So I do. Slow at first, letting her adjust, then harder when she digs her nails into my shoulders and demands more. The counter creaks. A mug crashes to the floor. We don’t care.

I lose myself in the rhythm, in the feel of her around me, the sounds she makes, the way she says my name like a prayer and a curse.

"Touch me," she gasps.

I slide my hand between us, finding the place that makes her whole body tense. She's slick and hot and perfect. I work her with steady pressure while keeping the pace of my thrusts deep and deliberate.

"Don't stop. Don't?—"

She comes apart in my arms, clenching around me, and I follow seconds later. The pleasure slams through me, whiting out everything but her name on my lips.

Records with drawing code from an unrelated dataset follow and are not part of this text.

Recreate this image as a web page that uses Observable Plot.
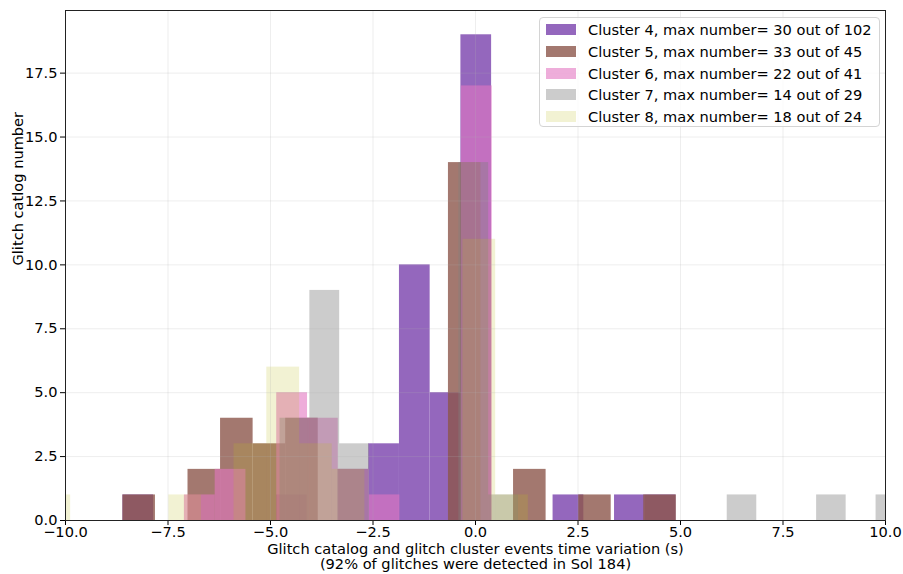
<!DOCTYPE html>
<html><head><meta charset="utf-8">
<script src="https://cdn.jsdelivr.net/npm/d3@7"></script>
<script src="https://cdn.jsdelivr.net/npm/@observablehq/plot@0.6"></script>
<style>
body{margin:0;background:#fff;}
#wrap{position:relative;width:903px;height:574px;font-family:"DejaVu Sans",sans-serif;}
#legend{position:absolute;left:539px;top:17px;width:341px;height:110px;box-sizing:border-box;border:1px solid #d4d4d4;border-radius:4px;background:rgba(255,255,255,0.8);}
.row{position:absolute;left:0;height:22px;display:flex;align-items:center;font-size:14.6px;color:#000;white-space:nowrap;}
.sw{width:30px;height:11px;margin-left:6px;margin-right:12px;}
</style></head><body><div id="wrap"></div>
<script>
// tick values
const xTicks = [-10, -7.5, -5, -2.5, 0, 2.5, 5, 7.5, 10];
const yTicks = [0, 2.5, 5, 7.5, 10, 12.5, 15, 17.5];

// series names and colours
const names = [
  "Cluster 4, max number= 30 out of 102",
  "Cluster 5, max number= 33 out of 45",
  "Cluster 6, max number= 22 out of 41",
  "Cluster 7, max number= 14 out of 29",
  "Cluster 8, max number= 18 out of 24"
];
const colors = ["#9467bd", "#8c564b", "#e377c2", "#7f7f7f", "#bcbd22"];
const alphas = [1.0, 0.8, 0.6, 0.4, 0.2];

// Cluster 4 (bins: low edge, high edge, count)
const c4Lo = [-8.60, -4.853, -3.354, -2.605, -1.855, -1.106, -0.356, 1.892, 3.391, 4.141];
const c4Hi = [-7.851, -4.104, -2.605, -1.855, -1.106, -0.356, 0.393, 2.642, 4.141, 4.89];
const c4N  = [1, 1, 2, 3, 10, 5, 19, 1, 1, 1];
// Cluster 5
const c5Lo = [-8.60, -7.012, -6.218, -5.424, -4.63, -0.66, 0.928, 2.516, 4.104];
const c5Hi = [-7.806, -6.218, -5.424, -4.63, -3.836, 0.134, 1.722, 3.31, 4.898];
const c5N  = [1, 2, 4, 3, 4, 14, 2, 1, 1];
// Cluster 6
const c6Lo = [-7.10, -6.349, -4.848, -4.097, -3.347, -2.596, -0.344];
const c6Hi = [-6.349, -5.599, -4.097, -3.347, -2.596, -1.845, 0.407];
const c6N  = [1, 2, 5, 4, 2, 1, 17];
// Cluster 7
const c7Lo = [-4.767, -4.04, -3.313, -0.406, 0.321, 6.14, 8.32, 9.77];
const c7Hi = [-4.04, -3.313, -2.586, 0.321, 1.048, 6.86, 9.04, 10.50];
const c7N  = [4, 9, 3, 14, 1, 1, 1, 1];
// Cluster 8
const c8Lo = [-10.67, -7.48, -5.89, -5.09, -4.29, -3.495, -0.305, 0.4925];
const c8Hi = [-9.875, -6.685, -5.09, -4.29, -3.495, -2.6975, 0.4925, 1.29];
const c8N  = [1, 1, 3, 6, 3, 2, 11, 1];

const series = [[c4Lo, c4Hi, c4N], [c5Lo, c5Hi, c5N], [c6Lo, c6Hi, c6N], [c7Lo, c7Hi, c7N], [c8Lo, c8Hi, c8N]];
const tables = series.map(([lo, hi, n]) => lo.map((d, i) => ({x1: d, x2: hi[i], n: n[i]})));

const xLabel = "Glitch catalog and glitch cluster events time variation (s)\n(92% of glitches were detected in Sol 184)";
const yLabel = "Glitch catlog number";

const fmt = d3.format(".1f");

const chart = Plot.plot({
  width: 903, height: 574,
  marginLeft: 65, marginRight: 18, marginTop: 10, marginBottom: 54,
  style: {fontFamily: "'DejaVu Sans', sans-serif", fontSize: "14.6px", color: "#000", background: "#fff", overflow: "visible"},
  x: {domain: [-10, 10]},
  y: {domain: [0, 19.95]},
  marks: [
    ...tables.map((t, i) => Plot.rectY(t, {x1: "x1", x2: "x2", y: "n", fill: colors[i], fillOpacity: alphas[i], clip: true})),
    Plot.gridX(xTicks, {stroke: "#b0b0b0", strokeOpacity: 0.22}),
    Plot.gridY(yTicks, {stroke: "#b0b0b0", strokeOpacity: 0.22}),
    Plot.axisX(xTicks, {tickFormat: fmt, tickSize: 5, tickPadding: 1, label: null, fontSize: 14.6, stroke: "#000"}),
    Plot.axisY(yTicks, {tickFormat: fmt, tickSize: 5, tickPadding: 3, label: null, fontSize: 14.6, stroke: "#000"}),
    Plot.frame({stroke: "#222", strokeWidth: 1}),
    Plot.text([xLabel], {frameAnchor: "bottom", dy: 36, lineAnchor: "middle", lineHeight: 1.03, fontSize: 14.6, fill: "#000"}),
    Plot.text([yLabel], {frameAnchor: "left", dx: -47, rotate: -90, fontSize: 14.6, fill: "#000"})
  ]
});

const wrap = document.getElementById("wrap");
wrap.appendChild(chart);

const legend = document.createElement("div");
legend.id = "legend";
names.forEach((name, i) => {
  const row = document.createElement("div");
  row.className = "row";
  row.style.top = (0.7 + i * 21.7) + "px";
  const sw = document.createElement("div");
  sw.className = "sw";
  sw.style.background = colors[i];
  sw.style.opacity = alphas[i];
  const tx = document.createElement("span");
  tx.textContent = name;
  row.appendChild(sw);
  row.appendChild(tx);
  legend.appendChild(row);
});
wrap.appendChild(legend);
</script></body></html>
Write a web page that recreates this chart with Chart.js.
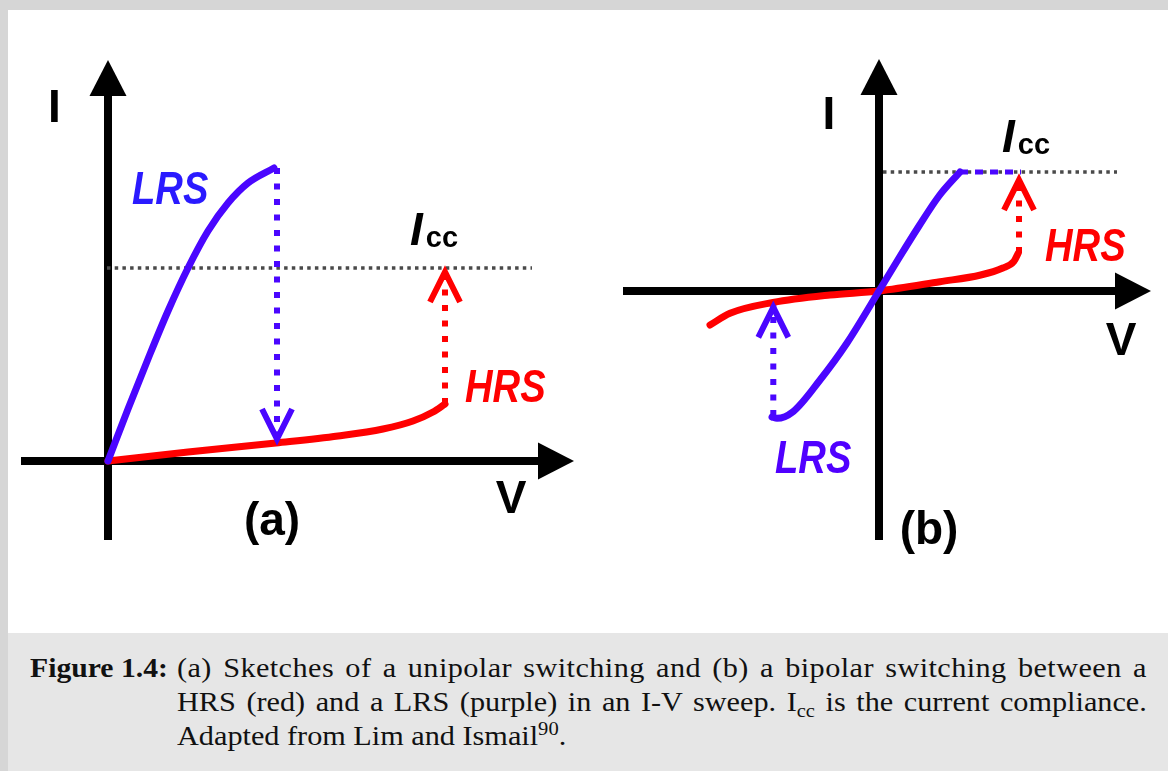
<!DOCTYPE html>
<html>
<head>
<meta charset="utf-8">
<script src="https://cdn.jsdelivr.net/npm/chart.js@4.4.1/dist/chart.umd.min.js"></script>
<style>
  body { margin: 0; width: 1168px; height: 771px; overflow: hidden; position: relative; background: #d6d6d6; }
  #sheet { position: absolute; left: 8px; top: 10px; width: 1160px; height: 623px; background: #fff; }
  #panelA { position: absolute; left: 8px; top: 10px; }
  #panelB { position: absolute; left: 584px; top: 10px; }
  #caption { position: absolute; left: 8px; top: 633px; width: 1160px; height: 138px; background: #e6e6e6;
             font-family: "Liberation Serif", serif; font-size: 28px; color: #111; }
  #caption .tag { position: absolute; left: 22px; top: 18px; line-height: 34px; font-weight: bold;
                  transform: scaleX(1.06); transform-origin: 0 0; white-space: nowrap; }
  /* rows are laid out narrow, then widened to the 970px text column */
  #caption .text { position: absolute; left: 169px; top: 18px; width: 898px; line-height: 34px;
                   transform: scaleX(1.08); transform-origin: 0 0; }
  #caption .row { text-align: justify; text-align-last: justify; }
  #caption .row.first { letter-spacing: 0.4px; }
  #caption .row.last { text-align-last: left; }
  #caption sub, #caption sup { font-size: 68%; line-height: 0; position: relative; vertical-align: baseline; }
  #caption sub { top: 0.3em; }
  #caption sup { top: -0.55em; }
</style>
</head>
<body>
<div id="sheet"></div>
<canvas id="panelA" width="576" height="623"></canvas>
<canvas id="panelB" width="584" height="623"></canvas>
<div id="caption">
  <div class="tag">Figure 1.4:</div>
  <div class="text">
    <div class="row first">(a) Sketches of a unipolar switching and (b) a bipolar switching between a</div>
    <div class="row">HRS (red) and a LRS (purple) in an I-V sweep. I<sub>cc</sub> is the current compliance.</div>
    <div class="row last">Adapted from Lim and Ismail<sup>90</sup>.</div>
  </div>
</div>
<script>
// text drawn on the sketches
const axisNames = ["I", "V"];
const stateNames = ["LRS", "HRS"];
const panelTags = ["(a)", "(b)"];
const complianceName = ["I", "cc"];

// (a) unipolar switching, arbitrary units
const aLrsV = [0, 0.2, 0.4, 0.6, 0.8, 1.0, 1.2, 1.4, 1.66];
const aLrsI = [0, 0.52, 1.02, 1.50, 1.93, 2.30, 2.58, 2.78, 2.93];
const aHrsV = [0, 0.8, 1.68, 2.3, 2.75, 3.05, 3.25, 3.37];
const aHrsI = [0, 0.09, 0.18, 0.25, 0.32, 0.40, 0.49, 0.57];
const aIcc = 1.93;
const aIccSpan = [-0.01, 4.24];
const aResetV = 1.69;          // LRS -> HRS drop
const aResetI = [2.93, 0.18];
const aSetV = 3.37;            // HRS -> compliance jump
const aSetI = [0.57, 1.93];
const aAxisV = [-0.87, 4.30];
const aAxisI = [-0.79, 3.65];

// (b) bipolar switching
const bLrsV = [-1.07, -1.02, -0.86, -0.59, -0.32, 0, 0.2, 0.4, 0.6, 0.81];
const bLrsI = [-1.26, -1.273, -1.207, -0.89, -0.52, 0, 0.33, 0.65, 0.95, 1.19];
const bHrsV = [-1.69, -1.49, -1.06, -0.49, 0, 0.61, 1.017, 1.238, 1.349, 1.393];
const bHrsI = [-0.34, -0.223, -0.115, -0.04, 0, 0.093, 0.16, 0.23, 0.296, 0.38];
const bIcc = 1.19;
const bIccSpan = [0.04, 2.38];
const bClampV = [0.81, 1.42];  // LRS held at compliance
const bResetV = -1.057;
const bResetI = [-1.25, -0.123];
const bSetV = 1.40;
const bSetI = [0.38, 1.15];
const bAxisV = [-2.56, 2.36];
const bAxisI = [-2.49, 1.96];

const RED = "#ff0000";
const BLUE = "#4a06ff";

function pts(xs, ys) {
  return xs.map((x, i) => ({ x, y: ys[i] }));
}

function curve(data, color) {
  return { data, borderColor: color, borderWidth: 7, showLine: true, pointRadius: 0,
           cubicInterpolationMode: "monotone", borderCapStyle: "round", clip: false };
}

function dotted(data, color, width, dash, head) {
  return { data, borderColor: color, borderWidth: width, borderDash: dash, showLine: true,
           pointRadius: 0, borderCapStyle: "butt", clip: false, head };
}

function axis(data) {
  return { data, borderColor: "#000", borderWidth: 8, showLine: true, pointRadius: 0,
           borderCapStyle: "butt", clip: false, head: "solid" };
}

// arrow heads on the ends of lines, and the labels
const sketchPlugin = {
  id: "sketch",
  afterDatasetsDraw(chart, args, opts) {
    const { ctx } = chart;
    const sx = chart.scales.x, sy = chart.scales.y;
    chart.data.datasets.forEach((ds) => {
      if (!ds.head) return;
      const p = ds.data[ds.data.length - 2], q = ds.data[ds.data.length - 1];
      const x0 = sx.getPixelForValue(p.x), y0 = sy.getPixelForValue(p.y);
      const x1 = sx.getPixelForValue(q.x), y1 = sy.getPixelForValue(q.y);
      const d = Math.hypot(x1 - x0, y1 - y0);
      const ux = (x1 - x0) / d, uy = (y1 - y0) / d;
      ctx.save();
      if (ds.head === "solid") {
        ctx.fillStyle = ds.borderColor;
        ctx.beginPath();
        ctx.moveTo(x1 + ux * 36, y1 + uy * 36);
        ctx.lineTo(x1 - uy * 18.5, y1 + ux * 18.5);
        ctx.lineTo(x1 + uy * 18.5, y1 - ux * 18.5);
        ctx.closePath();
        ctx.fill();
      } else {
        // open chevron, its point sitting on the end of the dotted line
        const tx = x1 - ux * 4, ty = y1 - uy * 4;
        ctx.strokeStyle = ds.borderColor;
        ctx.lineWidth = 6;
        ctx.lineJoin = "miter";
        ctx.beginPath();
        ctx.moveTo(tx - ux * 30 - uy * 15, ty - uy * 30 + ux * 15);
        ctx.lineTo(tx, ty);
        ctx.lineTo(tx - ux * 30 + uy * 15, ty - uy * 30 - ux * 15);
        ctx.stroke();
      }
      ctx.restore();
    });

    opts.labels.forEach((l) => {
      const px = sx.getPixelForValue(l.x), py = sy.getPixelForValue(l.y);
      ctx.save();
      ctx.translate(px, py);
      ctx.scale(l.squeeze || 1, 1);
      ctx.fillStyle = l.color || "#000";
      ctx.font = l.font;
      ctx.textAlign = l.align || "left";
      ctx.textBaseline = "alphabetic";
      ctx.fillText(l.text, 0, 0);
      if (l.sub) {
        const w = ctx.measureText(l.text).width;
        ctx.font = "bold 29px 'Liberation Sans'";
        ctx.fillText(l.sub, w + 3, 2);
      }
      ctx.restore();
    });
  },
};

const upright = "bold 46px 'Liberation Sans'";
const slanted = "bold italic 46px 'Liberation Sans'";

function panel(id, xRange, yRange, datasets, labels) {
  return new Chart(document.getElementById(id), {
    type: "scatter",
    data: { datasets },
    options: {
      responsive: false,
      animation: false,
      events: [],
      layout: { padding: 0 },
      plugins: { legend: { display: false }, tooltip: { enabled: false }, sketch: { labels } },
      scales: {
        x: { type: "linear", display: false, min: xRange[0], max: xRange[1] },
        y: { type: "linear", display: false, min: yRange[0], max: yRange[1] },
      },
    },
    plugins: [sketchPlugin],
  });
}

panel("panelA", [-1.0, 4.76], [-1.72, 4.51], [
  curve(pts(aLrsV, aLrsI), BLUE),
  curve(pts(aHrsV, aHrsI), RED),
  dotted(pts([aResetV, aResetV], aResetI), BLUE, 6, [6, 9.5], "open"),
  dotted(pts([aSetV, aSetV], aSetI), RED, 6, [6, 9.5], "open"),
  dotted(pts(aIccSpan, [aIcc, aIcc]), "#4a4a4a", 3.5, [3.5, 4.2]),
  axis(pts(aAxisV, [0, 0])),
  axis(pts([0, 0], aAxisI)),
], [
  { text: axisNames[0], x: -0.535, y: 3.39, font: upright, align: "center" },
  { text: axisNames[1], x: 4.03, y: -0.52, font: upright, align: "center" },
  { text: panelTags[0], x: 1.64, y: -0.74, font: upright, align: "center" },
  { text: stateNames[0], x: 0.24, y: 2.57, font: slanted, color: "#2a1aff", squeeze: 0.83 },
  { text: stateNames[1], x: 3.57, y: 0.59, font: slanted, color: RED, squeeze: 0.83 },
  { text: complianceName[0], x: 3.02, y: 2.16, font: slanted, sub: complianceName[1] },
]);

panel("panelB", [-2.95, 2.89], [-3.42, 2.81], [
  curve(pts(bLrsV, bLrsI), BLUE),
  curve(pts(bHrsV, bHrsI), RED),
  dotted(pts(bClampV, [bIcc, bIcc]), BLUE, 5, [8, 7]),
  dotted(pts([bResetV, bResetV], bResetI), BLUE, 6, [6, 9.5], "open"),
  dotted(pts([bSetV, bSetV], bSetI), RED, 6, [6, 9.5], "open"),
  dotted(pts(bIccSpan, [bIcc, bIcc]), "#4a4a4a", 3.5, [3.5, 4.2]),
  axis(pts(bAxisV, [0, 0])),
  axis(pts([0, 0], bAxisI)),
], [
  { text: axisNames[0], x: -0.50, y: 1.62, font: upright, align: "center" },
  { text: axisNames[1], x: 2.42, y: -0.64, font: upright, align: "center" },
  { text: panelTags[1], x: 0.50, y: -2.53, font: upright, align: "center" },
  { text: stateNames[0], x: -1.04, y: -1.82, font: slanted, color: "#5000ff", squeeze: 0.83 },
  { text: stateNames[1], x: 1.66, y: 0.30, font: slanted, color: RED, squeeze: 0.83 },
  { text: complianceName[0], x: 1.23, y: 1.39, font: slanted, sub: complianceName[1] },
]);
</script>
</body>
</html>
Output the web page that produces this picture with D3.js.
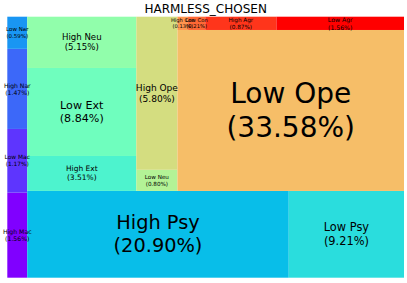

We stay tangled together while our breathing evens out. Her head rests on my shoulder. My arms cradle her close.

"The table survived," she says eventually.

I laugh. "Barely."

"Worth it."

"Absolutely worth it."

She pulls back enough to look at me. Her hair is a disaster. Her lips are swollen. She's never looked more beautiful.

"I love you," she says. Matter of fact. Sure.

My chest does that stupid tight warm thing again.

"I love you too."

She smiles and kisses me, slow and sweet. The kitten meows from its nest of napkins, demanding attention.

"Moment ruiner," Maris accuses.

The kitten chirps, unbothered.

We clean up, eventually. Get dressed. Bring the kitten home to Maris's tiny apartment above the café. Fall into bed together with the kitten wedged between us like a tiny chaperone.

And for the first time in longer than I can remember, I fall asleep not bracing for loss.

Just grateful for what I found.

One month later,the café has a line out the door most mornings.

The viral kitten video got a second wind after the developer story broke. National news picked it up. Someone wrote an article about small-town resistance. Another person started a crowdfunding campaign for rowhouse restoration that exceeded its goal in forty-eight hours.

Maris hired two part-time staff. Expanded the menu. Started selling branded merchandise with the kitten's face on it.

The kitten, for its part, accepts celebrity with regal indifference.

I run deliveries now. Officially. "Orc-Strength Deliveries" painted on the side of a van that barely fits me. Businesses book me weeks in advance. Turns out people love the novelty of an ex-gladiator gently transporting their fragile goods.

The rowhouse is mine. Actually mine. Maris helped me furnish it. Most of the furniture is human-sized, which means I have to fold myself into ridiculous shapes. It's home.

She stays over most nights. Or I stay at hers. We haven't officially moved in together, but her toothbrush lives in my bathroom and half my clothes are in her closet.